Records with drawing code
>> BEGIN

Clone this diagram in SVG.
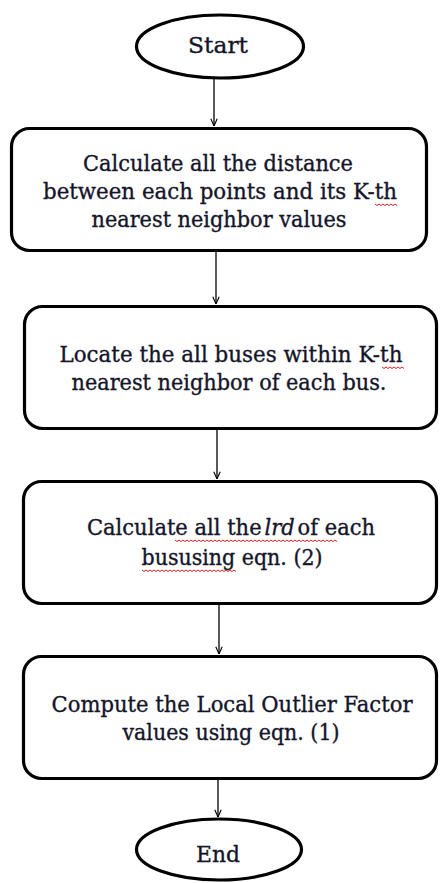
<svg xmlns="http://www.w3.org/2000/svg" width="440" height="883" viewBox="0 0 440 883">
<style>
.shape{fill:#fff;stroke:#000;stroke-width:3.2}
.lbl{font-family:"DejaVu Serif","Liberation Serif",serif;font-size:22px;fill:#15152a;stroke:#15152a;stroke-width:0.35;text-anchor:middle}
.conn{stroke:#000;stroke-width:1.3;fill:none}
.sq{stroke:#e02020;stroke-width:1;fill:none}
</style>
<defs>
<marker id="arr" viewBox="0 0 10 10" refX="10" refY="5" markerWidth="8" markerHeight="8" markerUnits="userSpaceOnUse" orient="auto">
<path d="M1,1 L10,5 L1,9" fill="none" stroke="#000" stroke-width="1.4"/>
</marker>
</defs>
<rect width="440" height="883" fill="#fff"/>
<g id="connectors">
<line class="conn" x1="214" y1="78" x2="214" y2="126" marker-end="url(#arr)"/>
<line class="conn" x1="216" y1="252" x2="216" y2="304" marker-end="url(#arr)"/>
<line class="conn" x1="217" y1="430" x2="217" y2="479" marker-end="url(#arr)"/>
<line class="conn" x1="219" y1="605" x2="219" y2="654" marker-end="url(#arr)"/>
<line class="conn" x1="218" y1="780" x2="218" y2="817" marker-end="url(#arr)"/>
</g>
<g id="start">
<ellipse class="shape" cx="220" cy="46.5" rx="83.5" ry="31.5"/>
<text class="lbl" x="218" y="53" textLength="60" lengthAdjust="spacingAndGlyphs">Start</text>
</g>
<g id="step1">
<rect class="shape" x="11.5" y="128.5" width="415" height="122" rx="18"/>
<text class="lbl" x="218" y="171" textLength="270" lengthAdjust="spacingAndGlyphs">Calculate all the distance</text>
<text class="lbl" x="220" y="199" textLength="354" lengthAdjust="spacingAndGlyphs">between each points and its K-th</text>
<text class="lbl" x="219" y="227" textLength="255" lengthAdjust="spacingAndGlyphs">nearest neighbor values</text>
<path class="sq" d="M375,204 l2,1.5 l2,-1.5 l2,1.5 l2,-1.5 l2,1.5 l2,-1.5 l2,1.5 l2,-1.5 l2,1.5 l2,-1.5 l2,1.5"/>
</g>
<g id="step2">
<rect class="shape" x="24.5" y="306.5" width="412" height="122" rx="18"/>
<text class="lbl" x="231" y="362" textLength="343" lengthAdjust="spacingAndGlyphs">Locate the all buses within K-th</text>
<text class="lbl" x="229" y="390" textLength="315" lengthAdjust="spacingAndGlyphs">nearest neighbor of each bus.</text>
<path class="sq" d="M382,367 l2,1.5 l2,-1.5 l2,1.5 l2,-1.5 l2,1.5 l2,-1.5 l2,1.5 l2,-1.5 l2,1.5 l2,-1.5 l2,1.5"/>
</g>
<g id="step3">
<rect class="shape" x="23.5" y="481.5" width="413" height="122" rx="18"/>
<text class="lbl" x="231" y="535" textLength="288" lengthAdjust="spacingAndGlyphs">Calculate all the<tspan font-style="italic" dx="3">lrd</tspan><tspan dx="3">of each</tspan></text>
<text class="lbl" x="232" y="565" textLength="181" lengthAdjust="spacingAndGlyphs">bususing eqn. (2)</text>
<path class="sq" d="M175,540 l2,1.5 l2,-1.5 l2,1.5 l2,-1.5 l2,1.5 l2,-1.5 l2,1.5 l2,-1.5 l2,1.5 l2,-1.5 l2,1.5 l2,-1.5 l2,1.5 l2,-1.5 l2,1.5 l2,-1.5 l2,1.5 l2,-1.5 l2,1.5 l2,-1.5 l2,1.5 l2,-1.5 l2,1.5 l2,-1.5 l2,1.5 l2,-1.5 l2,1.5 l2,-1.5 l2,1.5 l2,-1.5 l2,1.5 l2,-1.5 l2,1.5 l2,-1.5 l2,1.5 l2,-1.5 l2,1.5 l2,-1.5 l2,1.5 l2,-1.5 l2,1.5 l2,-1.5 l2,1.5 l2,-1.5 l2,1.5 l2,-1.5 l2,1.5 l2,-1.5 l2,1.5 l2,-1.5 l2,1.5 l2,-1.5 l2,1.5 l2,-1.5 l2,1.5 l2,-1.5 l2,1.5 l2,-1.5 l2,1.5 l2,-1.5 l2,1.5 l2,-1.5 l2,1.5 l2,-1.5 l2,1.5 l2,-1.5 l2,1.5 l2,-1.5 l2,1.5 l2,-1.5 l2,1.5 l2,-1.5 l2,1.5 l2,-1.5 l2,1.5 l2,-1.5 l2,1.5 l2,-1.5 l2,1.5 l2,-1.5 l2,1.5"/>
<path class="sq" d="M142,570 l2,1.5 l2,-1.5 l2,1.5 l2,-1.5 l2,1.5 l2,-1.5 l2,1.5 l2,-1.5 l2,1.5 l2,-1.5 l2,1.5 l2,-1.5 l2,1.5 l2,-1.5 l2,1.5 l2,-1.5 l2,1.5 l2,-1.5 l2,1.5 l2,-1.5 l2,1.5 l2,-1.5 l2,1.5 l2,-1.5 l2,1.5 l2,-1.5 l2,1.5 l2,-1.5 l2,1.5 l2,-1.5 l2,1.5 l2,-1.5 l2,1.5 l2,-1.5 l2,1.5 l2,-1.5 l2,1.5 l2,-1.5 l2,1.5 l2,-1.5 l2,1.5 l2,-1.5 l2,1.5 l2,-1.5 l2,1.5 l2,-1.5 l2,1.5"/>
</g>
<g id="step4">
<rect class="shape" x="23.5" y="656.5" width="413" height="122" rx="18"/>
<text class="lbl" x="232" y="712" textLength="361" lengthAdjust="spacingAndGlyphs">Compute the Local Outlier Factor</text>
<text class="lbl" x="231" y="740" textLength="217" lengthAdjust="spacingAndGlyphs">values using eqn. (1)</text>
</g>
<g id="end">
<ellipse class="shape" cx="219" cy="849.5" rx="82.5" ry="30.5"/>
<text class="lbl" x="218" y="862" textLength="44" lengthAdjust="spacingAndGlyphs">End</text>
</g>
</svg>
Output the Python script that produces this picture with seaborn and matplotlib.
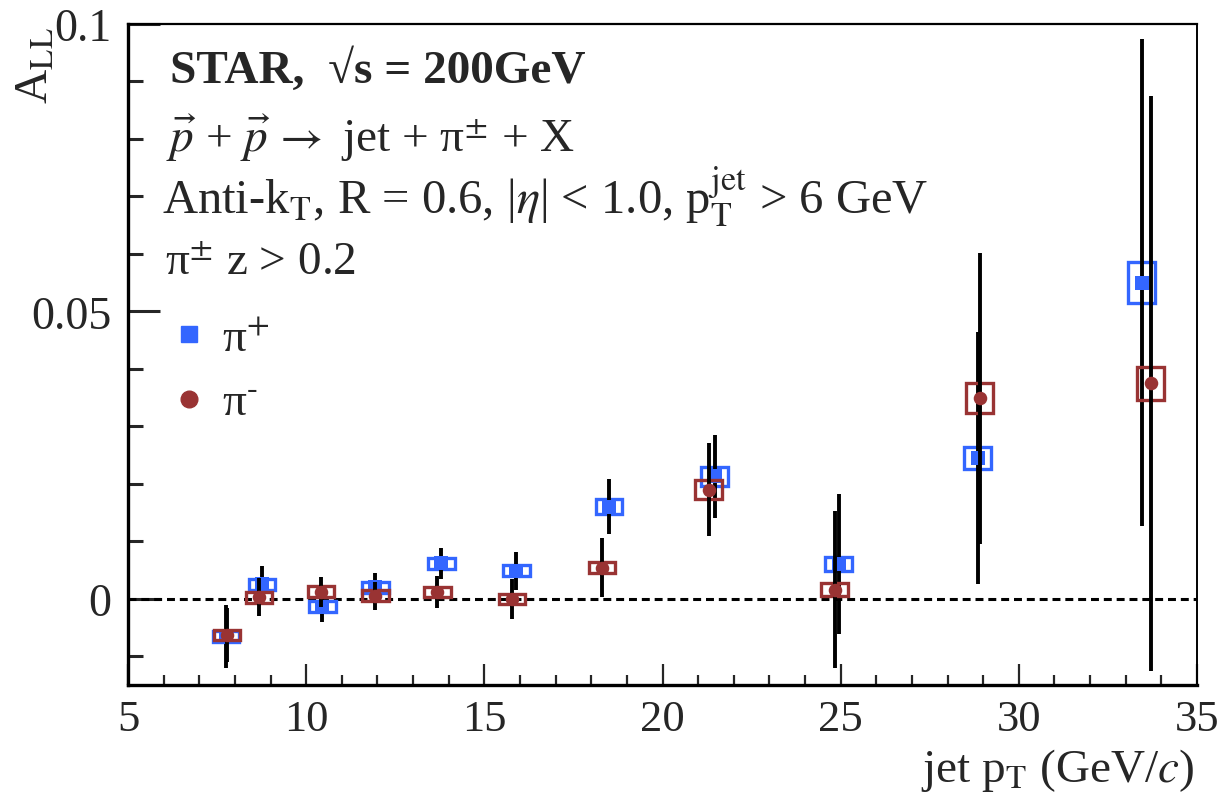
import numpy as np
import pandas as pd
import matplotlib
matplotlib.use("Agg")
import matplotlib.pyplot as plt
from matplotlib.patches import Rectangle
from matplotlib.lines import Line2D
from matplotlib.ticker import MultipleLocator, FixedLocator
import seaborn as sns

# values
pt_plus = [7.75, 8.76, 10.45, 11.94, 13.79, 15.9, 18.5, 21.46, 24.94, 28.85, 33.45]
all_plus = [-0.0066, 0.0025, -0.0014, 0.0020, 0.0062, 0.0049, 0.0160, 0.0213, 0.0060, 0.0245, 0.0550]
stat_plus = [0.0055, 0.0032, 0.0026, 0.0025, 0.0027, 0.0033, 0.0048, 0.0072, 0.0122, 0.0220, 0.0424]
sys_plus = [0.00095, 0.00095, 0.00095, 0.00095, 0.00095, 0.00095, 0.0013, 0.0016, 0.0012, 0.0019, 0.0036]

pt_minus = [7.78, 8.68, 10.42, 11.94, 13.68, 15.78, 18.3, 21.3, 24.83, 28.9, 33.7]
all_minus = [-0.0063, 0.0003, 0.0012, 0.0005, 0.0012, 0.0000, 0.0054, 0.0190, 0.0016, 0.0349, 0.0375]
stat_minus = [0.0047, 0.0033, 0.0026, 0.0025, 0.0028, 0.0035, 0.0051, 0.0081, 0.0137, 0.0253, 0.0500]
sys_minus = [0.00095, 0.00095, 0.00095, 0.00095, 0.0009, 0.0009, 0.00095, 0.0016, 0.0012, 0.0026, 0.0029]

x_ticks = [5, 10, 15, 20, 25, 30, 35]
y_ticks = [0, 0.05, 0.1]
y_tick_labels = ["0", "0.05", "0.1"]

labels = ["π$^{+}$", r"π$^{\text{-}}$"]
colors = {labels[0]: "#3366ff", labels[1]: "#993333"}
markers = {labels[0]: "s", labels[1]: "o"}

df = pd.concat([
    pd.DataFrame({"pt": pt_plus, "all": all_plus, "stat": stat_plus, "sys": sys_plus, "pion": labels[0]}),
    pd.DataFrame({"pt": pt_minus, "all": all_minus, "stat": stat_minus, "sys": sys_minus, "pion": labels[1]}),
], ignore_index=True)

sns.set_theme(style="white")
plt.rcParams["font.family"] = ["Liberation Serif", "DejaVu Serif"]
plt.rcParams["mathtext.fontset"] = "stix"

fig = plt.figure(figsize=(12.26, 8.03), dpi=100)
ax = fig.add_axes([128 / 1226, (803 - 686) / 803, (1197 - 128) / 1226, (686 - 25) / 803])

box_w = 0.75
z = 2
for lab in labels:
    sub = df[df["pion"] == lab]
    for _, r in sub.iterrows():
        ax.add_patch(Rectangle((r["pt"] - box_w / 2, r["all"] - r["sys"]), box_w, 2 * r["sys"],
                               fill=False, edgecolor=colors[lab], lw=2.4, zorder=z))
    ax.errorbar(sub["pt"], sub["all"], yerr=sub["stat"], fmt="none", ecolor="black",
                elinewidth=2.8, capsize=0, zorder=z + 1)
    sns.scatterplot(data=sub, x="pt", y="all", color=colors[lab], marker=markers[lab],
                    s=95, linewidth=0, ax=ax, zorder=z + 2, legend=False)
    z += 3

ax.axhline(0, color="black", lw=2.2, ls=(0, (2.6, 1.6)), zorder=1)

ax.set_xlim(5, 35)
ax.set_ylim(-0.015, 0.1)
ax.set_xlabel("")
ax.set_ylabel("")
ax.xaxis.set_major_locator(FixedLocator(x_ticks))
ax.xaxis.set_minor_locator(MultipleLocator(1))
ax.yaxis.set_major_locator(FixedLocator(y_ticks))
ax.yaxis.set_minor_locator(MultipleLocator(0.01))
ax.set_yticklabels(y_tick_labels)
ax.set_xticklabels([str(t) for t in x_ticks])

ax.tick_params(axis="y", which="major", direction="in", length=23, width=2.2, labelsize=33, pad=12,
               left=True, right=False)
ax.tick_params(axis="y", which="minor", direction="in", length=11, width=2.2, left=True, right=False)
ax.tick_params(axis="x", which="major", direction="in", length=15, width=1.6, labelsize=32, pad=10,
               bottom=True, top=False)
ax.tick_params(axis="x", which="minor", direction="in", length=7, width=1.6, bottom=True, top=False)

for side, lw in [("left", 2.4), ("bottom", 2.4), ("top", 1.6), ("right", 1.4)]:
    ax.spines[side].set_visible(True)
    ax.spines[side].set_linewidth(lw)
    ax.spines[side].set_color("black")

# annotation text
fs = 34
fig.text(170 / 1226, 1 - 83 / 803, "STAR,  √s = 200GeV", fontsize=fs,
         fontweight="bold", va="baseline", ha="left")
fig.text(166 / 1226, 1 - 152 / 803, r"$\vec{p}$ + $\vec{p}\,\rightarrow$ jet + π$^{\pm}$ + X",
         fontsize=fs, va="baseline", ha="left")
fig.text(162 / 1226, 1 - 215 / 803,
         r"Anti-k$_{\rm T}$, R = 0.6, |$\eta$| < 1.0, p$_{\rm T}^{\rm jet}$ > 6 GeV",
         fontsize=35, va="baseline", ha="left")
fig.text(165 / 1226, 1 - 275 / 803, r"π$^{\pm}$ z > 0.2", fontsize=fs, va="baseline", ha="left")

# legend
handles = [Line2D([], [], ls="none", marker=markers[l], color=colors[l], markersize=12) for l in labels]
ax.legend(handles, labels, loc="upper left", bbox_to_anchor=(0.035, 0.556), frameon=False,
          fontsize=fs, handletextpad=0.2, labelspacing=0.46, borderpad=0, borderaxespad=0,
          handlelength=1.0)

fig.text(36 / 1226, 1 - 27 / 803, r"A$_{\rm LL}$", fontsize=34, rotation=90, ha="center", va="top")
fig.text(1195 / 1226, 1 - 782 / 803, r"jet p$_{\rm T}$ (GeV/$c$)", fontsize=34, ha="right", va="baseline")

fig.savefig("out.png", dpi=100)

>> END

**Exercise requirements:** What number of lines in the records contain the word "matplotlib"? Answer with that number alone.

**Solution:** 7